**What to work on**
Retype nothing but the lines from the start of the material up to and including the line with "import plotly.graph_objects as go". Pictures don't belong in the copy.

**Information shown**

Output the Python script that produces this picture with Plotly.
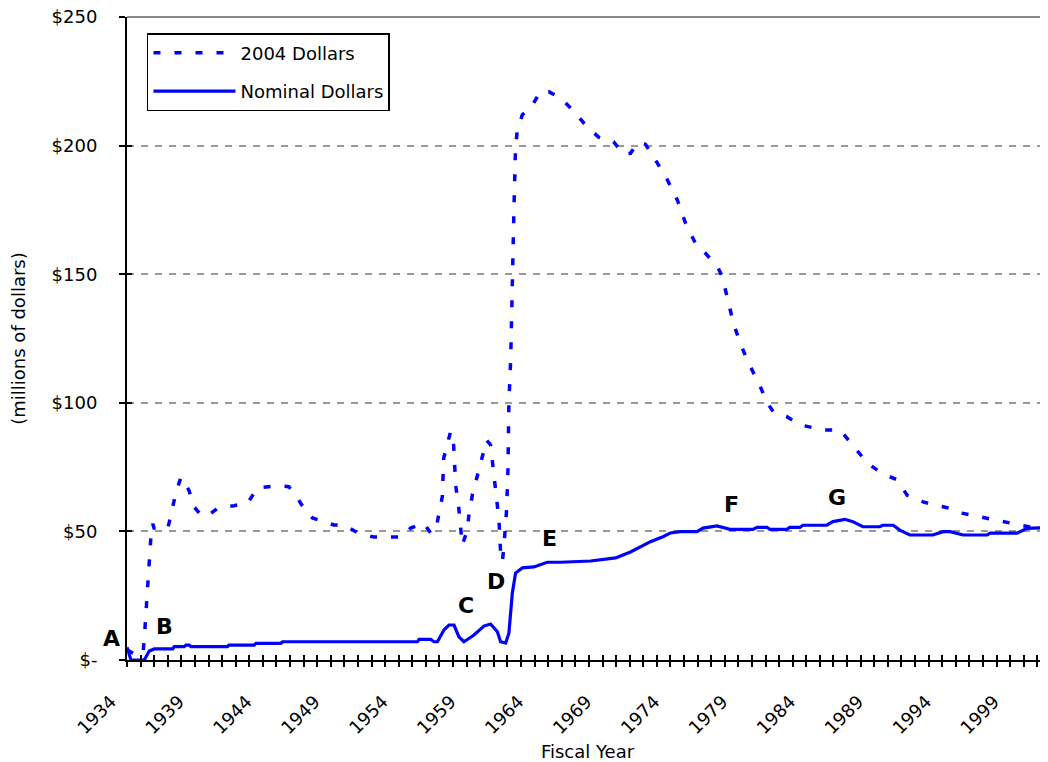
import plotly.graph_objects as go

# ---- data ----
real_years = [1934.0, 1934.66, 1935.18, 1935.27, 1935.52, 1935.64, 1935.76, 1935.89, 1935.99, 1937.01,
              1937.24, 1937.6, 1937.97, 1938.56, 1938.93, 1939.44, 1939.93, 1940.67, 1941.87, 1942.88,
              1943.61, 1945.08, 1945.91, 1946.55, 1947.01, 1947.65, 1949.22, 1949.96, 1950.99, 1952.16,
              1954.15, 1954.88, 1955.84, 1956.35, 1956.72, 1956.94, 1957.21, 1957.31, 1957.82, 1958.04,
              1958.19, 1958.41, 1958.56, 1958.68, 1959.05, 1959.15, 1959.42, 1959.79, 1960.15, 1960.47,
              1960.76, 1960.89, 1961.01, 1961.21, 1961.38, 1961.5, 1961.63, 1961.74, 1961.94, 1962.04,
              1962.07, 1962.11, 1962.24, 1962.36, 1962.48, 1962.6, 1962.73, 1963.1, 1963.71, 1964.44,
              1965.03, 1965.91, 1966.77, 1967.75, 1968.71, 1969.81, 1970.54, 1971.06, 1971.57, 1972.16,
              1972.75, 1973.78, 1974.51, 1975.1, 1975.84, 1976.43, 1977.46, 1977.82, 1978.19, 1978.63,
              1979.15, 1979.74, 1980.47, 1981.13, 1981.57, 1982.6, 1983.56, 1985.25, 1986.5, 1987.46,
              1988.49, 1989.44, 1990.69, 1991.43, 1992.6, 1993.63, 1994.59, 1995.54, 1996.79, 1997.53,
              1998.49, 1999.51, 2000.47, 2001.79, 2002.5]
real_dollars = [4, 2, 2.5, 8, 28.5, 39, 48, 53, 51.3, 51.3,
                57, 65, 71, 66, 59.6, 56.4, 56, 59, 60, 61,
                67, 67.7, 67.4, 63, 59, 55.2, 52.5, 52.5, 49.4, 47.8,
                47.8, 51.3, 53.3, 49.4, 50.4, 55.7, 63.5, 78.5, 88.8, 83.6,
                68, 59.6, 51.8, 44.7, 50.5, 55.7, 64.2, 71.3, 79, 85.5,
                83.6, 77.8, 70, 63, 54.4, 41.6, 38.2, 44, 58.3, 73.9,
                90.7, 100, 116.6, 150.5, 175, 199.6, 206, 212, 214.6, 221,
                221, 218.5, 214, 208, 203.3, 201.5, 196.7, 197, 201, 200.5,
                195.7, 186.6, 178.8, 170, 162, 159, 153, 149, 141, 131,
                123, 115.5, 108, 100, 96.5, 94.5, 91.4, 89.4, 89.4, 83,
                76.6, 73, 70, 64, 61.5, 60, 59, 57, 55.6, 55,
                53.7, 52.5, 51.7, 51.3, 51.0]

nominal_years = [1934.0, 1934.29, 1935.27, 1935.64, 1936.01, 1937.36, 1937.48, 1938.21, 1938.34, 1938.58,
                 1938.71, 1941.4, 1941.5, 1943.36, 1943.49, 1945.32, 1945.45, 1955.38, 1955.49, 1956.35,
                 1956.6, 1956.85, 1957.33, 1957.7, 1958.07, 1958.43, 1958.8, 1959.54, 1960.27, 1960.76,
                 1961.26, 1961.5, 1961.87, 1962.11, 1962.36, 1962.6, 1963.1, 1963.95, 1964.93, 1965.91,
                 1968.12, 1969.96, 1971.06, 1971.79, 1972.53, 1973.49, 1974.0, 1974.71, 1975.96, 1976.4,
                 1977.43, 1978.38, 1980.07, 1980.37, 1981.1, 1981.32, 1982.57, 1982.79, 1983.53, 1983.75,
                 1985.51, 1985.96, 1986.84, 1987.43, 1988.16, 1989.41, 1989.63, 1990.4, 1990.88, 1991.62,
                 1993.31, 1994.07, 1994.59, 1995.54, 1997.31, 1997.53, 1999.51, 2000.25, 2001.72, 2002.5]
nominal_dollars = [5, 0, 0, 3.5, 4.3, 4.3, 5.2, 5.2, 5.8, 5.8,
                   5.2, 5.2, 5.8, 5.8, 6.5, 6.5, 7.1, 7.1, 8, 8,
                   7.1, 7.1, 11.7, 13.6, 13.6, 9, 7.1, 9.7, 13.2, 14,
                   11, 7.1, 6.6, 10.4, 26, 33.8, 35.8, 36.2, 38, 38,
                   38.5, 39.7, 42, 44, 46, 48, 49.4, 49.9, 49.9, 51.3,
                   52.1, 50.8, 50.8, 51.6, 51.6, 50.8, 50.8, 51.6, 51.6, 52.4,
                   52.4, 53.8, 54.7, 53.8, 51.8, 51.8, 52.4, 52.4, 50.5, 48.6,
                   48.6, 49.9, 49.9, 48.6, 48.6, 49.3, 49.3, 51.2, 51.6, 51.6]

y_tick_values = [0, 50, 100, 150, 200, 250]
y_tick_labels = ["$-", "$50", "$100", "$150", "$200", "$250"]

point_labels = ["A", "B", "C", "D", "E", "F", "G"]
point_label_years = [1934.0, 1936.74, 1958.97, 1961.18, 1965.13, 1978.51, 1986.23]
point_label_values = [8.5, 13.2, 21.0, 30.4, 47.4, 60.3, 63.0]
point_label_xshift = [-16, 0, 0, 0, 0, 0, 0]

FONT = "DejaVu Sans"
BLUE = "#0000FF"

fig = go.Figure()
fig.add_trace(go.Scatter(x=real_years, y=real_dollars, mode="lines", name="2004 Dollars",
                         line=dict(color=BLUE, width=3.5, dash="7px,14px"), legendgroup="a"))
fig.add_trace(go.Scatter(x=nominal_years, y=nominal_dollars, mode="lines", name="Nominal Dollars",
                         line=dict(color=BLUE, width=3.2), legendgroup="b"))
# empty helper trace so the overlay axes (inner half of the crossing ticks) are drawn
fig.add_trace(go.Scatter(x=[], y=[], xaxis="x2", yaxis="y2", showlegend=False, hoverinfo="skip"))

for t, xx, yy, xs in zip(point_labels, point_label_years, point_label_values, point_label_xshift):
    fig.add_annotation(x=xx, y=yy, xshift=xs, text="<b>%s</b>" % t, showarrow=False,
                       font=dict(family=FONT, size=22, color="black"))

# the page body adds an 8px offset, so the figure is 1040 wide with matching margins
x_range = [1934, 2001.79]
fig.update_layout(
    width=1040, height=754,
    margin=dict(l=119, r=0, t=9, b=102),
    paper_bgcolor="white", plot_bgcolor="white",
    font=dict(family=FONT, size=18, color="black"),
    showlegend=True,
    legend=dict(x=0.0217, y=0.975, xanchor="left", yanchor="top",
                bordercolor="black", borderwidth=1.5, bgcolor="white",
                font=dict(family=FONT, size=18, color="black"),
                itemwidth=82, tracegroupgap=12),
    xaxis=dict(range=x_range, tick0=1934, dtick=5, ticks="outside", ticklen=5, tickwidth=2,
               tickcolor="black", showline=True, linecolor="black", linewidth=2,
               showgrid=False, zeroline=False, tickangle=-45, automargin=False,
               ticklabelstandoff=17, ticklabelshift=-16, ticklabeloverflow="allow",
               tickfont=dict(family=FONT, size=18, color="black"),
               minor=dict(dtick=1, tick0=1934, ticks="outside", ticklen=5, tickwidth=2,
                          tickcolor="black", showgrid=False),
               title=dict(text="Fiscal Year", font=dict(family=FONT, size=18), standoff=15)),
    xaxis2=dict(range=x_range, overlaying="x", anchor="y2", side="bottom", dtick=1, tick0=1934,
                ticks="inside", ticklen=5, tickwidth=2, tickcolor="black", automargin=False,
                showticklabels=False, showgrid=False, zeroline=False, showline=False),
    yaxis=dict(range=[0, 250], tickvals=y_tick_values, ticktext=y_tick_labels,
               ticks="outside", ticklen=6, tickwidth=2, tickcolor="black",
               showline=True, linecolor="black", linewidth=2, zeroline=False, automargin=False,
               showgrid=True, gridcolor="#999999", gridwidth=1.5, griddash="7px,7px",
               ticklabelstandoff=18, ticklabeloverflow="allow",
               tickfont=dict(family=FONT, size=18, color="black"),
               title=dict(text="(millions of dollars)", font=dict(family=FONT, size=18), standoff=22)),
    yaxis2=dict(range=[0, 250], overlaying="y", anchor="x2", side="left", tickvals=y_tick_values,
                ticks="inside", ticklen=5, tickwidth=2, tickcolor="black", automargin=False,
                showticklabels=False, showgrid=False, zeroline=False, showline=False),
)
# solid grey top border of the plot area
fig.add_shape(type="line", xref="paper", yref="paper", x0=0, x1=1, y0=1, y1=1,
              line=dict(color="#888888", width=2), layer="above")

fig.write_html("out.html")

**Right answer**
Output the Python script that produces this picture with Plotly.
import plotly.graph_objects as go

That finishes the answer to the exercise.